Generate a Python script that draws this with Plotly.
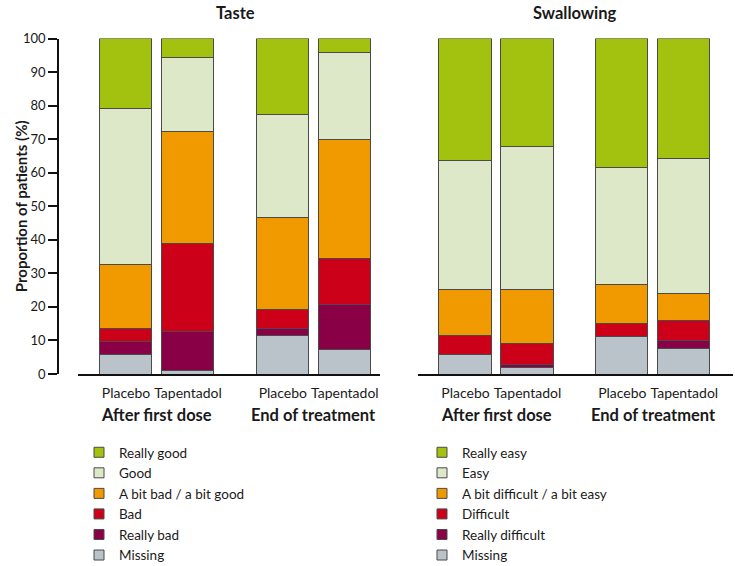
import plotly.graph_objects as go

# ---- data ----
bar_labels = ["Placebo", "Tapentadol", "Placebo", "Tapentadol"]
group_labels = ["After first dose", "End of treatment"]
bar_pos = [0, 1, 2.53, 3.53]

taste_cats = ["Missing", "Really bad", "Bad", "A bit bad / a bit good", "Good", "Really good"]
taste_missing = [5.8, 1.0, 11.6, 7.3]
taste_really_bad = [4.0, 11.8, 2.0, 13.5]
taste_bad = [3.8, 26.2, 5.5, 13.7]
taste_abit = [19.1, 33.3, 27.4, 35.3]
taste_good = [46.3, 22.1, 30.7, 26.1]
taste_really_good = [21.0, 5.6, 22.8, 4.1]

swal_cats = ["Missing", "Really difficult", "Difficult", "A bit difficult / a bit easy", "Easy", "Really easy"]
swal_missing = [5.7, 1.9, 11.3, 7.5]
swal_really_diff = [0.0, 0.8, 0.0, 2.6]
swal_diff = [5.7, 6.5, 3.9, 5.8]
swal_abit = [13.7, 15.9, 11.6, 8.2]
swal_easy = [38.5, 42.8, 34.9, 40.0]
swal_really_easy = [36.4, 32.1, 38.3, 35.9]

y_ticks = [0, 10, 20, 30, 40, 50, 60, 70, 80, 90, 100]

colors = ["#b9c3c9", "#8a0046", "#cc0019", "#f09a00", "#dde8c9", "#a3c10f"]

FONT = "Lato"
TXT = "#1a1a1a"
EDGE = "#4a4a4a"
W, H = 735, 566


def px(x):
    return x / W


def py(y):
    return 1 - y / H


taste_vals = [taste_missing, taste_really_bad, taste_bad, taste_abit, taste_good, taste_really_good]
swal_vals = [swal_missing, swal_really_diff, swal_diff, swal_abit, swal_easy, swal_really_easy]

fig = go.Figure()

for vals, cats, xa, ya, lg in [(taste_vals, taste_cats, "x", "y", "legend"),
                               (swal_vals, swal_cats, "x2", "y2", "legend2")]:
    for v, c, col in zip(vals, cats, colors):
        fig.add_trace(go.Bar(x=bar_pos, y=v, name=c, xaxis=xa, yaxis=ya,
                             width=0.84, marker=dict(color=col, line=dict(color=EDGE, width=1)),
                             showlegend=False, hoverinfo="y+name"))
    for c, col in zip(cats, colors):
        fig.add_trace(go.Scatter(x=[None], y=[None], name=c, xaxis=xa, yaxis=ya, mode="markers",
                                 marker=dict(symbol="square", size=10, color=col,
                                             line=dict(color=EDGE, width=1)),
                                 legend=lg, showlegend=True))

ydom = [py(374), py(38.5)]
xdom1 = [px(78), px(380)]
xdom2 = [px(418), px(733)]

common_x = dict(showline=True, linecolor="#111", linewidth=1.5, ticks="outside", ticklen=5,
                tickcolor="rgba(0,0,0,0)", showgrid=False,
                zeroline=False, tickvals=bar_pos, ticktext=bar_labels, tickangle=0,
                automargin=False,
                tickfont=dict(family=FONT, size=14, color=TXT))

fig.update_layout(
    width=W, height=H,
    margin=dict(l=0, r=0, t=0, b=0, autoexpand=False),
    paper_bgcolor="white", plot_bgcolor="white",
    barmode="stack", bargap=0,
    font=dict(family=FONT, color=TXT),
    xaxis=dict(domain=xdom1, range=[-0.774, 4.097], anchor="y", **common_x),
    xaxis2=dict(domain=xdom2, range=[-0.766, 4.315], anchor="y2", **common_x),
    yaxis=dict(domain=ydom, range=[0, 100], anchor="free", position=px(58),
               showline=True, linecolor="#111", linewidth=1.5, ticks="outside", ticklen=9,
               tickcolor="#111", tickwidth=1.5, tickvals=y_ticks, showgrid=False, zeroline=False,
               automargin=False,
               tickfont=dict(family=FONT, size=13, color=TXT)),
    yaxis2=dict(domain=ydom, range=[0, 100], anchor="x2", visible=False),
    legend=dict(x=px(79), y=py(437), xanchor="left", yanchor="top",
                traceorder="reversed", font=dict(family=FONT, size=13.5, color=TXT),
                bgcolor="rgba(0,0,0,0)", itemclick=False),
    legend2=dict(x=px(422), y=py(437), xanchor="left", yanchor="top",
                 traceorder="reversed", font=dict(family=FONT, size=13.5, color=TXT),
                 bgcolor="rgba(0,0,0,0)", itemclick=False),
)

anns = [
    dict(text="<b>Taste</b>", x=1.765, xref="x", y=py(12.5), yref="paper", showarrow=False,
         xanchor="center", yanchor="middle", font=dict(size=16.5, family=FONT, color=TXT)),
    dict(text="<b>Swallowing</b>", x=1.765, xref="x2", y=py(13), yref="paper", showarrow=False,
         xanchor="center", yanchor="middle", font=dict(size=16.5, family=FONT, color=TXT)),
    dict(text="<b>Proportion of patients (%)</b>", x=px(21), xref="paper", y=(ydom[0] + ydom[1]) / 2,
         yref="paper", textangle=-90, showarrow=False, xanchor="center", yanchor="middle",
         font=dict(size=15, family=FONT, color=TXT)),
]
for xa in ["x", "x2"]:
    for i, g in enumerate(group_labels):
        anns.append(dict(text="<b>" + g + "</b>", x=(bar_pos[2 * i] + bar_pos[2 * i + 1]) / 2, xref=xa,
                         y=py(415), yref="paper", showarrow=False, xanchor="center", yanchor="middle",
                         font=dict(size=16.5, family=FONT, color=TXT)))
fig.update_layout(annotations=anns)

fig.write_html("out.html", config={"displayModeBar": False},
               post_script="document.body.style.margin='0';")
━━━━━━━━
Written exercise:
Repeat, exactly and in full, each line from the start of the data to the line that contains "return 1 - y / H". Pictures do not go in.

Final answer:
Generate a Python script that draws this with Plotly.
import plotly.graph_objects as go

# ---- data ----
bar_labels = ["Placebo", "Tapentadol", "Placebo", "Tapentadol"]
group_labels = ["After first dose", "End of treatment"]
bar_pos = [0, 1, 2.53, 3.53]

taste_cats = ["Missing", "Really bad", "Bad", "A bit bad / a bit good", "Good", "Really good"]
taste_missing = [5.8, 1.0, 11.6, 7.3]
taste_really_bad = [4.0, 11.8, 2.0, 13.5]
taste_bad = [3.8, 26.2, 5.5, 13.7]
taste_abit = [19.1, 33.3, 27.4, 35.3]
taste_good = [46.3, 22.1, 30.7, 26.1]
taste_really_good = [21.0, 5.6, 22.8, 4.1]

swal_cats = ["Missing", "Really difficult", "Difficult", "A bit difficult / a bit easy", "Easy", "Really easy"]
swal_missing = [5.7, 1.9, 11.3, 7.5]
swal_really_diff = [0.0, 0.8, 0.0, 2.6]
swal_diff = [5.7, 6.5, 3.9, 5.8]
swal_abit = [13.7, 15.9, 11.6, 8.2]
swal_easy = [38.5, 42.8, 34.9, 40.0]
swal_really_easy = [36.4, 32.1, 38.3, 35.9]

y_ticks = [0, 10, 20, 30, 40, 50, 60, 70, 80, 90, 100]

colors = ["#b9c3c9", "#8a0046", "#cc0019", "#f09a00", "#dde8c9", "#a3c10f"]

FONT = "Lato"
TXT = "#1a1a1a"
EDGE = "#4a4a4a"
W, H = 735, 566


def px(x):
    return x / W


def py(y):
    return 1 - y / H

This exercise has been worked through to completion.